16.Regulations under section 3 are subject to parliamentary scrutiny by way of the affirmative procedure, which is set out in section 29 of the Interpretation and Legislative Reform (Scotland) Act 2010. It means that the regulations cannot be made unless the Scottish Parliament approves a draft of them. Section 3 further provides that draft regulations cannot be laid before the Parliament until the Scottish Ministers have consulted the Commissioner for Children and Young People in Scotland, the Scottish Commission for Human Rights and any other persons they consider it appropriate to consult.

Section 4: Interpretation of the UNCRC requirements

17.Section 4 sets out sources of information a court or tribunal may wish to take into account when considering how the UNCRC requirements should be understood, so far as that is relevant to the interpretation of the UNCRC requirements in a given case.

18.As explained in paragraph 7, the schedule sets out the UNCRC requirements as derived from text of parts of the treaties. This means that the schedule does not include the full text of those treaties or their preambles. As a matter of public international law, the text of any part of a treaty has to be interpreted against the backdrop of the treaty’s full text and preamble. Some treaty text, or preamble text, not included in the schedule may have a bearing on the interpretation of text that is included in the schedule. Section 4 allows a court or tribunal that is determining a question about the UNCRC requirements to take into account any text of the treaty that is not currently set out in the schedule, as well as the treaty’s preamble, so far as it is relevant to the interpretation of the UNCRC requirements in a case.

19.Guidance about the meaning of the treaties from which the UNCRC requirements are derived may also be found in the work of the United Nations Committee on the Rights of the Child, a body established to monitor implementation of children’s rights under article 43 of the Convention. There are various procedural routes which can lead to the UN committee expressing formal views about the requirements of the treaties. One of the interpretative aids that section 4 allows domestic courts applying the UNCRC requirements to take into account, so far as relevant to the interpretation of the UNCRC requirements in a case, are the views formally expressed by the UN committee. Another is other international law, and comparative law (which is the socio-legal study of differences between legal systems).

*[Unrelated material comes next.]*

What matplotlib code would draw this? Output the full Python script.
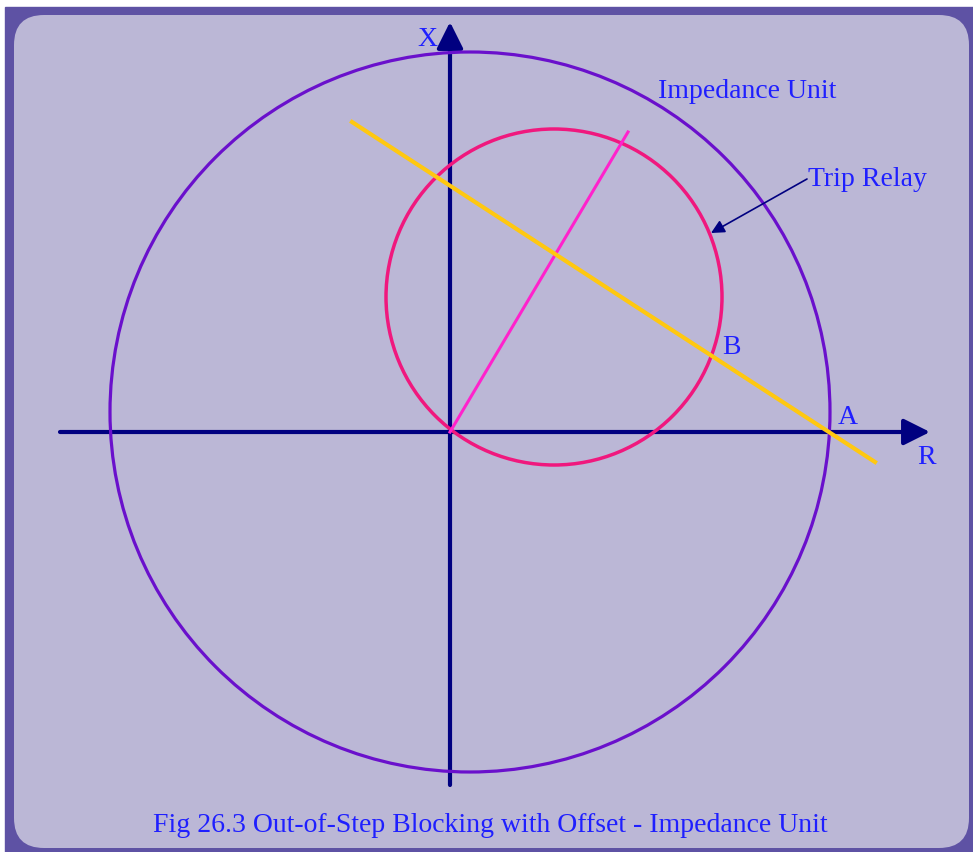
import matplotlib
matplotlib.use("Agg")
import matplotlib.pyplot as plt
from matplotlib.patches import Circle, Rectangle, FancyBboxPatch

# impedance plane, units ~ pixels, origin at the R-X axis crossing
outer_center = (20, 20)
outer_radius = 360
trip_center = (104, 135)
trip_radius = 168
diameter_line = ([0, 178], [0, 300])
swing_line = ([-98, 425], [310, -30])
r_axis = (-390, 480)
x_axis = (-353, 410)
pointer = ((357, 253), (261, 199))

labels = {
    "X": (-23, 393),
    "R": (477, -26),
    "A": (398, 15),
    "B": (281, 84),
}
caption = "Fig 26.3 Out-of-Step Blocking with Offset - Impedance Unit"

navy = "#000080"
text_blue = "#1f1fff"
font = "Liberation Serif"
fs = 20

fig = plt.figure(figsize=(9.73, 8.52), dpi=100)
ax = fig.add_axes([0, 0, 1, 1])
ax.set_xlim(-450, 523)
ax.set_ylim(-420, 432)
ax.set_aspect("equal")
ax.axis("off")

# frame and rounded panel
ax.add_patch(Rectangle((-445, -420), 968, 845, color="#5e52a4", zorder=0))
ax.add_patch(FancyBboxPatch((-406, -386), 895, 773,
                            boxstyle="round,pad=30,rounding_size=30",
                            facecolor="#bbb7d6", edgecolor="none", zorder=1))

# axes with arrow heads
ax.annotate("", xy=(r_axis[1], 0), xytext=(r_axis[0], 0),
            arrowprops=dict(arrowstyle="-|>", color=navy, lw=3,
                            mutation_scale=40, shrinkA=0, shrinkB=0), zorder=3)
ax.annotate("", xy=(0, x_axis[1]), xytext=(0, x_axis[0]),
            arrowprops=dict(arrowstyle="-|>", color=navy, lw=3,
                            mutation_scale=40, shrinkA=0, shrinkB=0), zorder=3)

ax.add_patch(Circle(outer_center, outer_radius, fill=False,
                    edgecolor="#6a10cc", lw=2.3, zorder=4))
ax.add_patch(Circle(trip_center, trip_radius, fill=False,
                    edgecolor="#f0187e", lw=2.5, zorder=4))
ax.plot(diameter_line[0], diameter_line[1], color="#ff22cc", lw=2.2, zorder=4)
ax.plot(swing_line[0], swing_line[1], color="#ffc810", lw=3, zorder=5)

for name, (x, y) in labels.items():
    ax.text(x, y, name, color=text_blue, fontsize=fs, family=font,
            ha="center", va="center", zorder=6)

ax.text(208, 341, "Impedance Unit", color=text_blue, fontsize=fs,
        family=font, ha="left", va="center", zorder=6)
ax.text(358, 253, "Trip Relay", color=text_blue, fontsize=fs,
        family=font, ha="left", va="center", zorder=6)
ax.annotate("", xy=pointer[1], xytext=pointer[0],
            arrowprops=dict(arrowstyle="-|>", color=navy, lw=1.2,
                            mutation_scale=20, shrinkA=0, shrinkB=0), zorder=6)

ax.text(40, -394, caption, color=text_blue, fontsize=fs, family=font,
        ha="center", va="center", zorder=6)

fig.savefig("out.png", dpi=100)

Section 5: Duty to modify section 4 on ratification of the third optional protocol to the Convention

20.Section 5 requires the Scottish Ministers to modify section 4 by regulations in the event that the United Kingdom ratifies the third optional protocol to the Convention. This might be used for example to add reference to any parts of the third optional protocol or the protocol’s preamble to the material that can be used for interpretative purposes.

21.The third optional protocol is defined for the purposes of section 5 in section 4.